Using the Reliability Metrics Interface
Within the SRM application, the Services > Overview tab displays critical reliability and error budget data once SLIs, SLOs, and error budgets are configured and active. The Services > Reliability metrics tab lists all SLOs for a service, showing:
- SLO Name and Objective (%): The target performance your service must meet.
- SLI Type: Metrics including Availability (uptime), Errors (frequency), Latency (response time), and Saturation (system resource usage).
- Compliance Period: Timeframes like monthly or rolling windows (7, 30, 90 days) used to evaluate SLO adherence.
- State: Indicates if an SLO is in Draft, Running, or Retired status. Editing a running SLO retires the old record and creates a new one for accurate tracking.
- Limit Occurrences and Remaining Breaches: Tracks how many breaches have occurred and how many are left before reaching the error budget limit.
- Error Budget and Remaining Budget: Shows how much error budget has been spent and what remains.
Note that historical SLO and SLI metric data is archived after one year and deleted after five years to optimize system performance.
Practical Application for ServiceNow Customers
By creating and managing SLIs, SLOs, and error budget policies, you can proactively monitor service reliability and automate responses to service degradations.
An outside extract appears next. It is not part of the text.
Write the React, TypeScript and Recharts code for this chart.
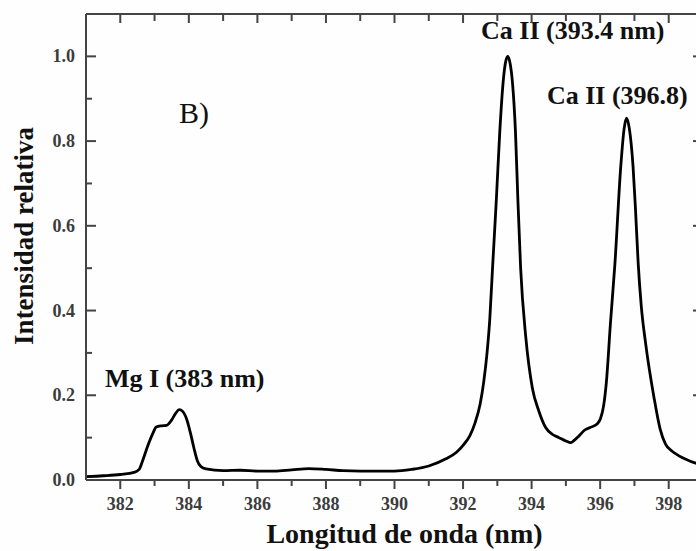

This supports maintaining SLAs and improving customer satisfaction by addressing issues before they impact users significantly.
Use the reliability metrics interface to regularly review service health, update reliability indicators as your services evolve, and ensure error budget policies align with your operational needs.
Use the SRM reliability metrics to define service level indicators (SLI), service level objectives (SLO), and error budget policies to track your service health and take necessary actions.
High-level workflow
- SRM leverages integrations for signal aggregation.
- Reliability indicators containing SLIs and SLOs are created for the service in SRM.
- When a qualified alert is generated for a service, the cumulative breach and the error budget values are updated for the reliability indicators in SRM.
- An error budget policy is created for the service to trigger actions such as creating an incident or sending an email to remediate service issues. Error budgets are constrained by Category.
- SLI signal aggregation
- Create duration and count based service level objectives
- Calculate error budgets (EB)
- Error budget policies
- Error budget visualization
Reliability metrics tab
Navigate to the tab to view the service level objectives (SLO) for a service.
Reliability metrics
Service Level Objectives show the following details:
- Service level objective: Name of the SLO. The SLO is a target value or the objective that your team must hit to meet your service level agreement (SLA).
- SLI type: The real numbers on the performance of your service. The SLI types are:
- Availability: Percentage of time your service is available. Also called uptime. Availability is the basic metric for reliability. (Default).
- Errors: Measures the frequency of your service errors.
- Latency: Time it takes to service a request. The actual amount of time that elapsed.
- Saturation: Measures the “fullness” of your system, emphasizing the resources that are most constrained.
- Compliance period: How long the SLO is set to last.
- Month: The duration is considered to be the current month. For example, if the current date is 26th January, the duration will be considered from 1st January until 31st January.
- Rolling 7 days: The duration is considered to be 7 days from the current date.
- Rolling 30 days: The duration is considered to be 30 days from the current date. For example, if the current date is 26th January, the duration will be considered from 25th December.
- Rolling 90 days: The duration is considered to be 90 days from the current date. For example, if the current date is 26th January, the duration will be considered from 25th October.
- State: State of the SLO. Choices are:
- Draft: The SLO isn't running in your instance yet. You can add new SLIs or update existing SLIs and you can delete the SLO.
- Running: The SLO is active in your instance. You can edit, retire, or delete the SLO.Note:Editing an SLO in the running state retires it and a new copy is created.
- Retired: The SLO is no longer running in your instance. You can reactivate it.
- Objective (%): Percentage of the desired SLI performance.
- Limit occurrences: Number of limit breaches that have occurred. (Used by Count SLO types.)
- Service level indicator: Real numbers on the performance of your service. Measurable facts that indicate whether you’re meeting the customers’ expectations.
- Error budget: How much error budget you can spend. When creating a SLO, the error budget is calculated based on the provided Compliance period and Objective (%).
- Remaining error budget: How much error budget is left.
- Remaining breach occurrences: Number of breaches left before the limit is reached.